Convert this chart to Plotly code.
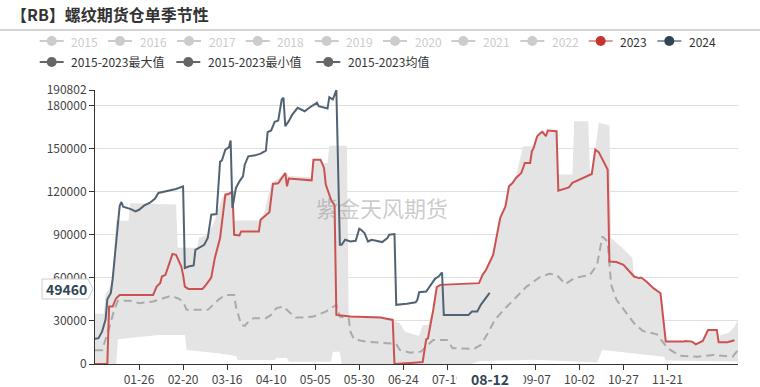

==

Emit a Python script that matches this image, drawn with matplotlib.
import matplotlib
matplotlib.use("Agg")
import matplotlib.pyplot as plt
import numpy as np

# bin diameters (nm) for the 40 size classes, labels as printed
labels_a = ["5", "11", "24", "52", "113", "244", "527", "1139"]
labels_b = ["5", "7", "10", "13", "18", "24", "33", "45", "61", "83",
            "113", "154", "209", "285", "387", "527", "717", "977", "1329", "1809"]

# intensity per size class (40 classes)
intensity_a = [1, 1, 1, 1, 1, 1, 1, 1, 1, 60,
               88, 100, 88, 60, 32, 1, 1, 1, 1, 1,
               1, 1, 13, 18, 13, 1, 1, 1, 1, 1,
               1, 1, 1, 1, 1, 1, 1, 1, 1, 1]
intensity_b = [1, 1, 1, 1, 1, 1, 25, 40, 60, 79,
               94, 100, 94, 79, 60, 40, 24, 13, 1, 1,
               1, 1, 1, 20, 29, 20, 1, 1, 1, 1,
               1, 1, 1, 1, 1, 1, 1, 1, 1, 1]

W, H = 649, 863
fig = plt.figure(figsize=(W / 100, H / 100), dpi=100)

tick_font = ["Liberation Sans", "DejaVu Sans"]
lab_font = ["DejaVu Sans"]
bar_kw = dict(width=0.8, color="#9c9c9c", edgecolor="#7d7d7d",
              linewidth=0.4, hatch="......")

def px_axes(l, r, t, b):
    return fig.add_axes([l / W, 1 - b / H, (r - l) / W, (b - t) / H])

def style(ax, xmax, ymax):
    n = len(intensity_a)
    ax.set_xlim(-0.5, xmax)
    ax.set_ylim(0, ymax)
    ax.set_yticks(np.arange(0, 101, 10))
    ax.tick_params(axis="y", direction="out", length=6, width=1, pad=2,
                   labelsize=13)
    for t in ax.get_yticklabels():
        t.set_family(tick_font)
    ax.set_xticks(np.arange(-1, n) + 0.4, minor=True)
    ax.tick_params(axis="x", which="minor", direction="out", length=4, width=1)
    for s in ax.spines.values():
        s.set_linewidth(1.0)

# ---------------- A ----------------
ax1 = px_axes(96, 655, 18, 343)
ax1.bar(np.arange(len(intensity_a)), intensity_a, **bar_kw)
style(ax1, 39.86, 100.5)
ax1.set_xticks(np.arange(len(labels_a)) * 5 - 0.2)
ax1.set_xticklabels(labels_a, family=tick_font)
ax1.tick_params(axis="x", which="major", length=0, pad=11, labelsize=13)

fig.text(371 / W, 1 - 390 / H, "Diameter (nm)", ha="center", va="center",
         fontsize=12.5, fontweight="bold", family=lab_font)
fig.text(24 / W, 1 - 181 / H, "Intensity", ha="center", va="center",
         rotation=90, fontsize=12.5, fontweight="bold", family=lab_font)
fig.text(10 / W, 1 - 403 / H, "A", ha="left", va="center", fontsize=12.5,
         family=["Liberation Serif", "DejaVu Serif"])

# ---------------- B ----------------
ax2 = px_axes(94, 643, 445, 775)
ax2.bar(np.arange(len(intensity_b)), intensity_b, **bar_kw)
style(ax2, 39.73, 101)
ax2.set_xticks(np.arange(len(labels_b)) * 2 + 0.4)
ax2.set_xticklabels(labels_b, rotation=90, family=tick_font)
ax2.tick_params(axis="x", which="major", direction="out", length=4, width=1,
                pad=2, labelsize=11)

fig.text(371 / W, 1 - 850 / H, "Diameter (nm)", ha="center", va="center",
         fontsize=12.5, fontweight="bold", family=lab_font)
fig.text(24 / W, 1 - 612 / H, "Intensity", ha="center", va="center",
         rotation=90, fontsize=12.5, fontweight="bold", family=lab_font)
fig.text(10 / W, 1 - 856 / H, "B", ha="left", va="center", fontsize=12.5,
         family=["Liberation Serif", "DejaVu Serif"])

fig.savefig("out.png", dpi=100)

- _SHORT PROBLEM_
Transcribe the lines beginning at the one that contains "Emit a Python" and ending at the one that contains "import numpy as np", with nothing added or left out.

- _FINISHED ANSWER_
Emit a Python script that matches this image, drawn with matplotlib.
import matplotlib
matplotlib.use("Agg")
import matplotlib.pyplot as plt
import numpy as np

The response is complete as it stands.